Task details — The listing below must be repeated word for word, with its images excluded.

•••

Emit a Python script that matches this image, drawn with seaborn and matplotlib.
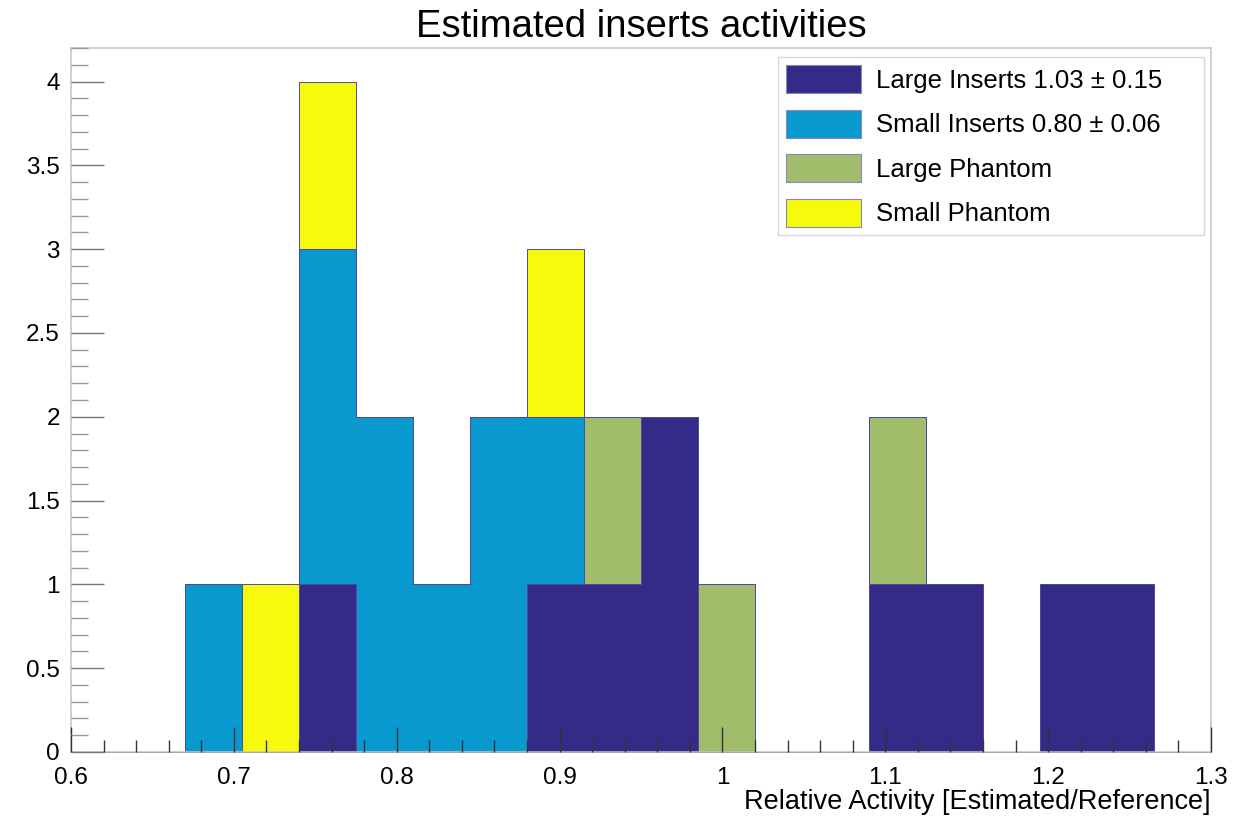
import numpy as np
import pandas as pd
import matplotlib
matplotlib.use("Agg")
import matplotlib.pyplot as plt
from matplotlib.patches import Patch
from matplotlib.ticker import MultipleLocator
import seaborn as sns

# bin centres (20 bins from 0.6 to 1.3)
large_inserts = [0.7575, 0.8975, 0.9325, 0.9675, 0.9675, 1.1075, 1.1425, 1.2125, 1.2475]
small_inserts = [0.6875, 0.7575, 0.7575, 0.7925, 0.7925, 0.8275, 0.8625, 0.8625, 0.8975]
large_phantom = [0.9325, 1.0025, 1.1075]
small_phantom = [0.7225, 0.7575, 0.8975]

groups = ['Large Inserts', 'Small Inserts', 'Large Phantom', 'Small Phantom']
legend_labels = ['Large Inserts 1.03 \u00b1 0.15', 'Small Inserts 0.80 \u00b1 0.06',
                 'Large Phantom', 'Small Phantom']
colors = ['#352a87', '#0a99cf', '#a1bd6c', '#f8fa0d']

bin_lo, bin_hi, n_bins = 0.6, 1.3, 20

# long format table for seaborn
df = pd.concat([
    pd.DataFrame({'activity': vals, 'group': name})
    for name, vals in zip(groups, [large_inserts, small_inserts, large_phantom, small_phantom])
], ignore_index=True)

sns.set_style('white')
plt.rcParams['font.family'] = ['Liberation Sans', 'DejaVu Sans']
plt.rcParams['text.color'] = 'black'
plt.rcParams['axes.labelcolor'] = 'black'

fig = plt.figure(figsize=(12.41, 8.16), dpi=100)
ax = fig.add_axes([71 / 1241, 1 - 752 / 816, 1140 / 1241, 704 / 816])

# seaborn puts the first hue level on top of the stack, so reverse it
sns.histplot(data=df, x='activity', hue='group', hue_order=groups[::-1],
             palette=dict(zip(groups, colors)), multiple='stack', element='step',
             bins=np.linspace(bin_lo, bin_hi, n_bins + 1), alpha=1,
             edgecolor='#4b4b9c', linewidth=0.7, legend=False, ax=ax)

ax.set_axisbelow(False)  # ticks drawn over the bars like in ROOT
ax.set_xlim(0.6, 1.3)
ax.set_ylim(0, 4.2)
ax.xaxis.set_major_locator(MultipleLocator(0.1))
ax.xaxis.set_minor_locator(MultipleLocator(0.02))
ax.yaxis.set_major_locator(MultipleLocator(0.5))
ax.yaxis.set_minor_locator(MultipleLocator(0.1))
ax.xaxis.set_major_formatter(plt.FuncFormatter(lambda v, p: f'{round(v, 2):g}'))
ax.yaxis.set_major_formatter(plt.FuncFormatter(lambda v, p: f'{round(v, 2):g}'))

ax.tick_params(axis='x', which='major', direction='in', length=18, width=1, color='#333333',
               labelsize=17.5, labelcolor='black', pad=11, bottom=True, top=False)
ax.tick_params(axis='x', which='minor', direction='in', length=9, width=1, color='#333333',
               bottom=True, top=False)
ax.tick_params(axis='y', which='major', direction='in', length=24, width=1, color='#777777',
               labelsize=17.5, labelcolor='black', pad=8, left=True, right=False)
ax.tick_params(axis='y', which='minor', direction='in', length=12, width=1, color='#999999',
               left=True, right=False)
for s in ax.spines.values():
    s.set_color('#c4c4c4')
    s.set_linewidth(1.1)

ax.set_ylabel('')
ax.set_xlabel('Relative Activity [Estimated/Reference]', fontsize=19.5, loc='right')
ax.xaxis.set_label_coords(1.0, -(789 - 752) / 704)
ax.set_title('Estimated inserts activities', fontsize=27.5, pad=8)

handles = [Patch(facecolor=c, edgecolor='#8888bb', linewidth=0.8) for c in colors]
leg = ax.legend(handles, legend_labels, loc='upper right',
                bbox_to_anchor=(0.620, 0.736, 0.374, 0.251), mode='expand',
                borderaxespad=0, fontsize=18.5, frameon=True, fancybox=False,
                handlelength=2.9, handleheight=1.3, labelspacing=0.64,
                handletextpad=0.6, borderpad=0.32)
leg.get_frame().set_edgecolor('#cccccc')
leg.get_frame().set_linewidth(1)

fig.savefig('out.png', dpi=100)
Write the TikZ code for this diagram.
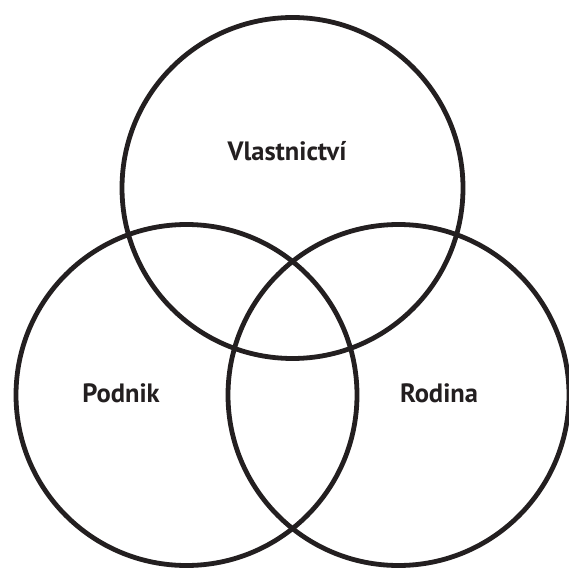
\documentclass[tikz,border=0pt]{standalone}
\usepackage{fontspec}
\setmainfont{PT Sans}
\definecolor{ink}{HTML}{231F20}
\begin{document}
\begin{tikzpicture}[x=1pt,y=1pt,
  setc/.style={circle,draw=ink,line width=4.8pt,inner sep=0pt,minimum size=341pt},
  lbl/.style={text=ink,font=\bfseries\fontsize{26.5}{30}\selectfont}]
\useasboundingbox (0,0) rectangle (569,568);
\node[setc] (own) at (292.5,380) {};
\node[setc] (biz) at (186.5,173) {};
\node[setc] (fam) at (398.5,173) {};
\node[lbl] (townl) at (287,417) {Vlastnictví};
\node[lbl] (tbiz) at (121,175) {Podnik};
\node[lbl] (tfam) at (439,175) {Rodina};
\end{tikzpicture}
\end{document}
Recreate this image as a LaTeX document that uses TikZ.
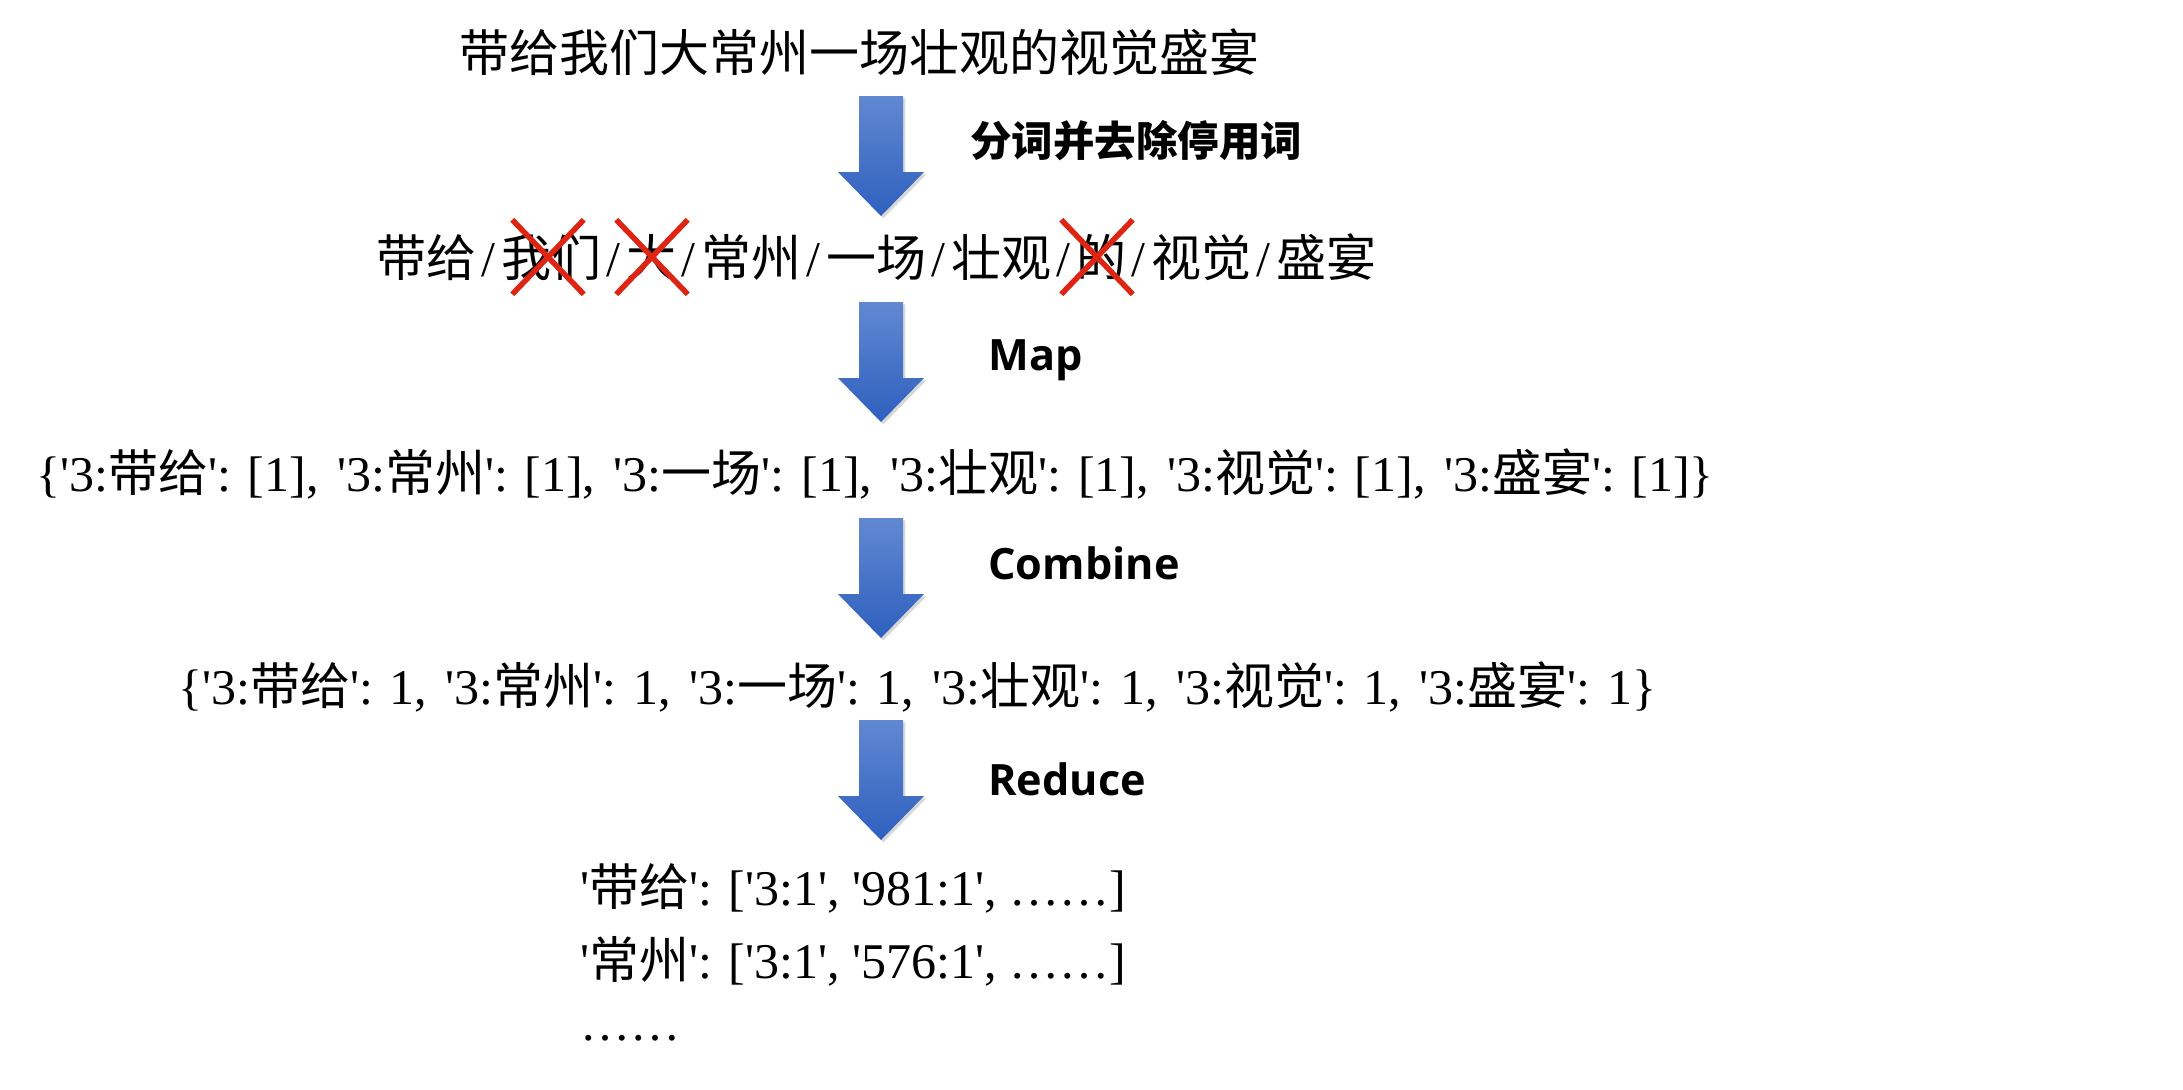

•••

Written solution —
Emit a Python script that matches this image, drawn with seaborn and matplotlib.
import numpy as np
import pandas as pd
import matplotlib
matplotlib.use("Agg")
import matplotlib.pyplot as plt
from matplotlib.patches import Patch
from matplotlib.ticker import MultipleLocator
import seaborn as sns

# bin centres (20 bins from 0.6 to 1.3)
large_inserts = [0.7575, 0.8975, 0.9325, 0.9675, 0.9675, 1.1075, 1.1425, 1.2125, 1.2475]
small_inserts = [0.6875, 0.7575, 0.7575, 0.7925, 0.7925, 0.8275, 0.8625, 0.8625, 0.8975]
large_phantom = [0.9325, 1.0025, 1.1075]
small_phantom = [0.7225, 0.7575, 0.8975]

groups = ['Large Inserts', 'Small Inserts', 'Large Phantom', 'Small Phantom']
legend_labels = ['Large Inserts 1.03 \u00b1 0.15', 'Small Inserts 0.80 \u00b1 0.06',
                 'Large Phantom', 'Small Phantom']
colors = ['#352a87', '#0a99cf', '#a1bd6c', '#f8fa0d']

bin_lo, bin_hi, n_bins = 0.6, 1.3, 20

# long format table for seaborn
df = pd.concat([
    pd.DataFrame({'activity': vals, 'group': name})
    for name, vals in zip(groups, [large_inserts, small_inserts, large_phantom, small_phantom])
], ignore_index=True)

sns.set_style('white')
plt.rcParams['font.family'] = ['Liberation Sans', 'DejaVu Sans']
plt.rcParams['text.color'] = 'black'
plt.rcParams['axes.labelcolor'] = 'black'

fig = plt.figure(figsize=(12.41, 8.16), dpi=100)
ax = fig.add_axes([71 / 1241, 1 - 752 / 816, 1140 / 1241, 704 / 816])

# seaborn puts the first hue level on top of the stack, so reverse it
sns.histplot(data=df, x='activity', hue='group', hue_order=groups[::-1],
             palette=dict(zip(groups, colors)), multiple='stack', element='step',
             bins=np.linspace(bin_lo, bin_hi, n_bins + 1), alpha=1,
             edgecolor='#4b4b9c', linewidth=0.7, legend=False, ax=ax)

ax.set_axisbelow(False)  # ticks drawn over the bars like in ROOT
ax.set_xlim(0.6, 1.3)
ax.set_ylim(0, 4.2)
ax.xaxis.set_major_locator(MultipleLocator(0.1))
ax.xaxis.set_minor_locator(MultipleLocator(0.02))
ax.yaxis.set_major_locator(MultipleLocator(0.5))
ax.yaxis.set_minor_locator(MultipleLocator(0.1))
ax.xaxis.set_major_formatter(plt.FuncFormatter(lambda v, p: f'{round(v, 2):g}'))
ax.yaxis.set_major_formatter(plt.FuncFormatter(lambda v, p: f'{round(v, 2):g}'))

ax.tick_params(axis='x', which='major', direction='in', length=18, width=1, color='#333333',
               labelsize=17.5, labelcolor='black', pad=11, bottom=True, top=False)
ax.tick_params(axis='x', which='minor', direction='in', length=9, width=1, color='#333333',
               bottom=True, top=False)
ax.tick_params(axis='y', which='major', direction='in', length=24, width=1, color='#777777',
               labelsize=17.5, labelcolor='black', pad=8, left=True, right=False)
ax.tick_params(axis='y', which='minor', direction='in', length=12, width=1, color='#999999',
               left=True, right=False)
for s in ax.spines.values():
    s.set_color('#c4c4c4')
    s.set_linewidth(1.1)

ax.set_ylabel('')
ax.set_xlabel('Relative Activity [Estimated/Reference]', fontsize=19.5, loc='right')
ax.xaxis.set_label_coords(1.0, -(789 - 752) / 704)
ax.set_title('Estimated inserts activities', fontsize=27.5, pad=8)

handles = [Patch(facecolor=c, edgecolor='#8888bb', linewidth=0.8) for c in colors]
leg = ax.legend(handles, legend_labels, loc='upper right',
                bbox_to_anchor=(0.620, 0.736, 0.374, 0.251), mode='expand',
                borderaxespad=0, fontsize=18.5, frameon=True, fancybox=False,
                handlelength=2.9, handleheight=1.3, labelspacing=0.64,
                handletextpad=0.6, borderpad=0.32)
leg.get_frame().set_edgecolor('#cccccc')
leg.get_frame().set_linewidth(1)

fig.savefig('out.png', dpi=100)
Write the TikZ code for this diagram.
\documentclass[tikz,border=0pt]{standalone}
\usepackage{fontspec}
\setmainfont{PT Sans}
\definecolor{ink}{HTML}{231F20}
\begin{document}
\begin{tikzpicture}[x=1pt,y=1pt,
  setc/.style={circle,draw=ink,line width=4.8pt,inner sep=0pt,minimum size=341pt},
  lbl/.style={text=ink,font=\bfseries\fontsize{26.5}{30}\selectfont}]
\useasboundingbox (0,0) rectangle (569,568);
\node[setc] (own) at (292.5,380) {};
\node[setc] (biz) at (186.5,173) {};
\node[setc] (fam) at (398.5,173) {};
\node[lbl] (townl) at (287,417) {Vlastnictví};
\node[lbl] (tbiz) at (121,175) {Podnik};
\node[lbl] (tfam) at (439,175) {Rodina};
\end{tikzpicture}
\end{document}
Recreate this image as a LaTeX document that uses TikZ.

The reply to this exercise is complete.